» **Task to complete**: Write the records below out in full, character for character, with no pictures.

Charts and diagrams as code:
** BEGIN **

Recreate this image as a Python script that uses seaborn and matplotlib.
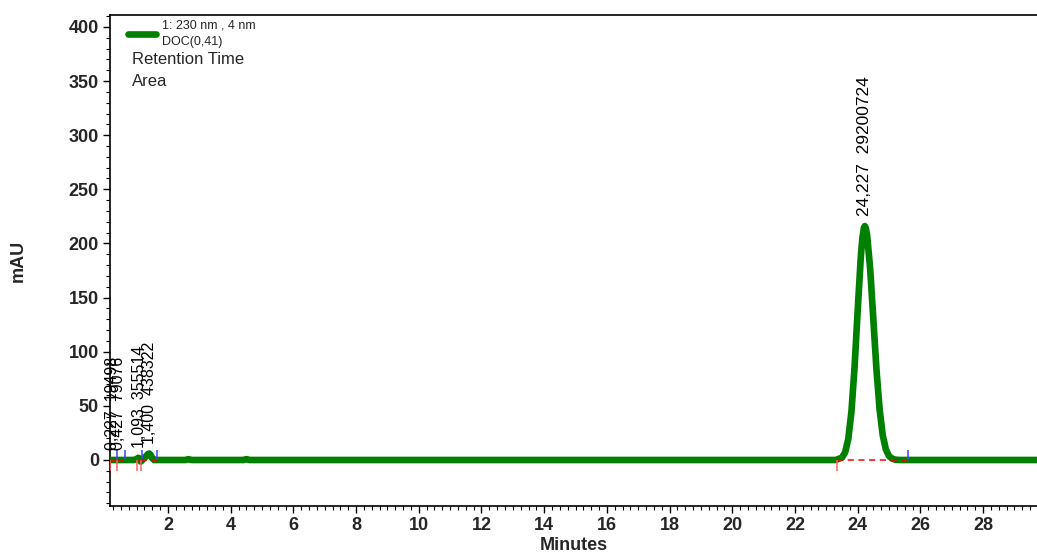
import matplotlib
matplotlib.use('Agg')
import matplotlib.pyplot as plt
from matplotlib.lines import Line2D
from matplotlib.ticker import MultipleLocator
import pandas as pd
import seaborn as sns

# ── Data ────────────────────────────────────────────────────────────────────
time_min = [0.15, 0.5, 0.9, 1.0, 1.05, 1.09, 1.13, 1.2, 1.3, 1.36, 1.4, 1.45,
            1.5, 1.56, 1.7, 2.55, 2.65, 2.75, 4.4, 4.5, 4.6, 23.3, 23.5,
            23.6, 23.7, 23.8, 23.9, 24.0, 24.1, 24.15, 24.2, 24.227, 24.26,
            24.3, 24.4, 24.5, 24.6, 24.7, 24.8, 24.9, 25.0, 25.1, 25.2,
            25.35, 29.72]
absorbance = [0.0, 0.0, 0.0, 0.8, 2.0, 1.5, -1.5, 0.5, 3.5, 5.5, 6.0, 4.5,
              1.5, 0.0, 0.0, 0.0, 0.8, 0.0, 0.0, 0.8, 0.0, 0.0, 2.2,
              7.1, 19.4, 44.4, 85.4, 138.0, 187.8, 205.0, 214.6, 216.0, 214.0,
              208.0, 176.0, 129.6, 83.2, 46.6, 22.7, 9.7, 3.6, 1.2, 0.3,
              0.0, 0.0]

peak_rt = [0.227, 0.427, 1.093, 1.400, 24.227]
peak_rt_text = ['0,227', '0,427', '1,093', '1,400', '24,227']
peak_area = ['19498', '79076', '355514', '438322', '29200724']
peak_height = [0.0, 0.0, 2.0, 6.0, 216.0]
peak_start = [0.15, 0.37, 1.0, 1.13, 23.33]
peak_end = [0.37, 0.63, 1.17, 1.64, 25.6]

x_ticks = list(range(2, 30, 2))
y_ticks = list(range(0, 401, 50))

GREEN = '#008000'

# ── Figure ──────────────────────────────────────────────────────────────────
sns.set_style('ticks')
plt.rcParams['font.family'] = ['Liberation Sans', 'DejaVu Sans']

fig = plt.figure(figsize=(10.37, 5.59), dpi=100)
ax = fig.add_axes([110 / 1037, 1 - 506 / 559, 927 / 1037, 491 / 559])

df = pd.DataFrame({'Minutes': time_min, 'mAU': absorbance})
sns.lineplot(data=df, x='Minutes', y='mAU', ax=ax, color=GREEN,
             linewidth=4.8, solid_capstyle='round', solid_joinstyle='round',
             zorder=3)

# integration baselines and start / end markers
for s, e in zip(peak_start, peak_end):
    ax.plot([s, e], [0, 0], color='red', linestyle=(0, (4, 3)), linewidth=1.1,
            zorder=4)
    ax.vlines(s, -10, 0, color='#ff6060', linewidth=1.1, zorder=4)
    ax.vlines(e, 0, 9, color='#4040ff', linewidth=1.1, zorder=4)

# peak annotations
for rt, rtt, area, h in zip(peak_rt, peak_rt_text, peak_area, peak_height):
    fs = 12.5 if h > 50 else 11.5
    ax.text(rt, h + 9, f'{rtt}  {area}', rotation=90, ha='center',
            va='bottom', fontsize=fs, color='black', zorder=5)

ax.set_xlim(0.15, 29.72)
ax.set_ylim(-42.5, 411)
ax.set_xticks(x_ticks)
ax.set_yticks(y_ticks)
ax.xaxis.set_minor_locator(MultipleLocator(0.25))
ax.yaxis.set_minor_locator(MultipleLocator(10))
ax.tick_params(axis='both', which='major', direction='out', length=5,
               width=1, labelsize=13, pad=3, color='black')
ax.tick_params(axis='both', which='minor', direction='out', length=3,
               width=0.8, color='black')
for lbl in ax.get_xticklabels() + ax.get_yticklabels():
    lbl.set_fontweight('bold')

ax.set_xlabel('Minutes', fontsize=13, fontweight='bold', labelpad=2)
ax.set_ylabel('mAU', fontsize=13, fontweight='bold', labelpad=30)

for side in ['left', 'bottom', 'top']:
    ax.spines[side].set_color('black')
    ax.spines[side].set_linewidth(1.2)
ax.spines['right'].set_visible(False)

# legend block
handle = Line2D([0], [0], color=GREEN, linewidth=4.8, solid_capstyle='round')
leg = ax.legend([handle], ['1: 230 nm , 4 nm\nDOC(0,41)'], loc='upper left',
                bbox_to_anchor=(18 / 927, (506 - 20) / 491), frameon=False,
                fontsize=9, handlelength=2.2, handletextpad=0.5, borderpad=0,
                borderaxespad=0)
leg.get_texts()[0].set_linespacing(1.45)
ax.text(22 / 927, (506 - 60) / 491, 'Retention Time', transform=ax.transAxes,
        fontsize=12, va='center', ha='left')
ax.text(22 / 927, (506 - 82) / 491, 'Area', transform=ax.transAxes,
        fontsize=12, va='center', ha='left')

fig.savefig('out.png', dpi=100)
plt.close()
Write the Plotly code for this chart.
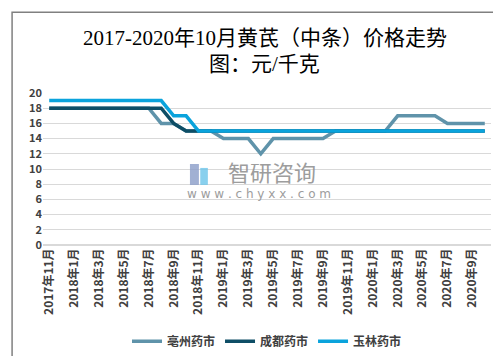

** END **

» **Complete answer**:
Recreate this image as a Python script that uses seaborn and matplotlib.
import matplotlib
matplotlib.use('Agg')
import matplotlib.pyplot as plt
from matplotlib.lines import Line2D
from matplotlib.ticker import MultipleLocator
import pandas as pd
import seaborn as sns

# ── Data ────────────────────────────────────────────────────────────────────
time_min = [0.15, 0.5, 0.9, 1.0, 1.05, 1.09, 1.13, 1.2, 1.3, 1.36, 1.4, 1.45,
            1.5, 1.56, 1.7, 2.55, 2.65, 2.75, 4.4, 4.5, 4.6, 23.3, 23.5,
            23.6, 23.7, 23.8, 23.9, 24.0, 24.1, 24.15, 24.2, 24.227, 24.26,
            24.3, 24.4, 24.5, 24.6, 24.7, 24.8, 24.9, 25.0, 25.1, 25.2,
            25.35, 29.72]
absorbance = [0.0, 0.0, 0.0, 0.8, 2.0, 1.5, -1.5, 0.5, 3.5, 5.5, 6.0, 4.5,
              1.5, 0.0, 0.0, 0.0, 0.8, 0.0, 0.0, 0.8, 0.0, 0.0, 2.2,
              7.1, 19.4, 44.4, 85.4, 138.0, 187.8, 205.0, 214.6, 216.0, 214.0,
              208.0, 176.0, 129.6, 83.2, 46.6, 22.7, 9.7, 3.6, 1.2, 0.3,
              0.0, 0.0]

peak_rt = [0.227, 0.427, 1.093, 1.400, 24.227]
peak_rt_text = ['0,227', '0,427', '1,093', '1,400', '24,227']
peak_area = ['19498', '79076', '355514', '438322', '29200724']
peak_height = [0.0, 0.0, 2.0, 6.0, 216.0]
peak_start = [0.15, 0.37, 1.0, 1.13, 23.33]
peak_end = [0.37, 0.63, 1.17, 1.64, 25.6]

x_ticks = list(range(2, 30, 2))
y_ticks = list(range(0, 401, 50))

GREEN = '#008000'

# ── Figure ──────────────────────────────────────────────────────────────────
sns.set_style('ticks')
plt.rcParams['font.family'] = ['Liberation Sans', 'DejaVu Sans']

fig = plt.figure(figsize=(10.37, 5.59), dpi=100)
ax = fig.add_axes([110 / 1037, 1 - 506 / 559, 927 / 1037, 491 / 559])

df = pd.DataFrame({'Minutes': time_min, 'mAU': absorbance})
sns.lineplot(data=df, x='Minutes', y='mAU', ax=ax, color=GREEN,
             linewidth=4.8, solid_capstyle='round', solid_joinstyle='round',
             zorder=3)

# integration baselines and start / end markers
for s, e in zip(peak_start, peak_end):
    ax.plot([s, e], [0, 0], color='red', linestyle=(0, (4, 3)), linewidth=1.1,
            zorder=4)
    ax.vlines(s, -10, 0, color='#ff6060', linewidth=1.1, zorder=4)
    ax.vlines(e, 0, 9, color='#4040ff', linewidth=1.1, zorder=4)

# peak annotations
for rt, rtt, area, h in zip(peak_rt, peak_rt_text, peak_area, peak_height):
    fs = 12.5 if h > 50 else 11.5
    ax.text(rt, h + 9, f'{rtt}  {area}', rotation=90, ha='center',
            va='bottom', fontsize=fs, color='black', zorder=5)

ax.set_xlim(0.15, 29.72)
ax.set_ylim(-42.5, 411)
ax.set_xticks(x_ticks)
ax.set_yticks(y_ticks)
ax.xaxis.set_minor_locator(MultipleLocator(0.25))
ax.yaxis.set_minor_locator(MultipleLocator(10))
ax.tick_params(axis='both', which='major', direction='out', length=5,
               width=1, labelsize=13, pad=3, color='black')
ax.tick_params(axis='both', which='minor', direction='out', length=3,
               width=0.8, color='black')
for lbl in ax.get_xticklabels() + ax.get_yticklabels():
    lbl.set_fontweight('bold')

ax.set_xlabel('Minutes', fontsize=13, fontweight='bold', labelpad=2)
ax.set_ylabel('mAU', fontsize=13, fontweight='bold', labelpad=30)

for side in ['left', 'bottom', 'top']:
    ax.spines[side].set_color('black')
    ax.spines[side].set_linewidth(1.2)
ax.spines['right'].set_visible(False)

# legend block
handle = Line2D([0], [0], color=GREEN, linewidth=4.8, solid_capstyle='round')
leg = ax.legend([handle], ['1: 230 nm , 4 nm\nDOC(0,41)'], loc='upper left',
                bbox_to_anchor=(18 / 927, (506 - 20) / 491), frameon=False,
                fontsize=9, handlelength=2.2, handletextpad=0.5, borderpad=0,
                borderaxespad=0)
leg.get_texts()[0].set_linespacing(1.45)
ax.text(22 / 927, (506 - 60) / 491, 'Retention Time', transform=ax.transAxes,
        fontsize=12, va='center', ha='left')
ax.text(22 / 927, (506 - 82) / 491, 'Area', transform=ax.transAxes,
        fontsize=12, va='center', ha='left')

fig.savefig('out.png', dpi=100)
plt.close()
Write the Plotly code for this chart.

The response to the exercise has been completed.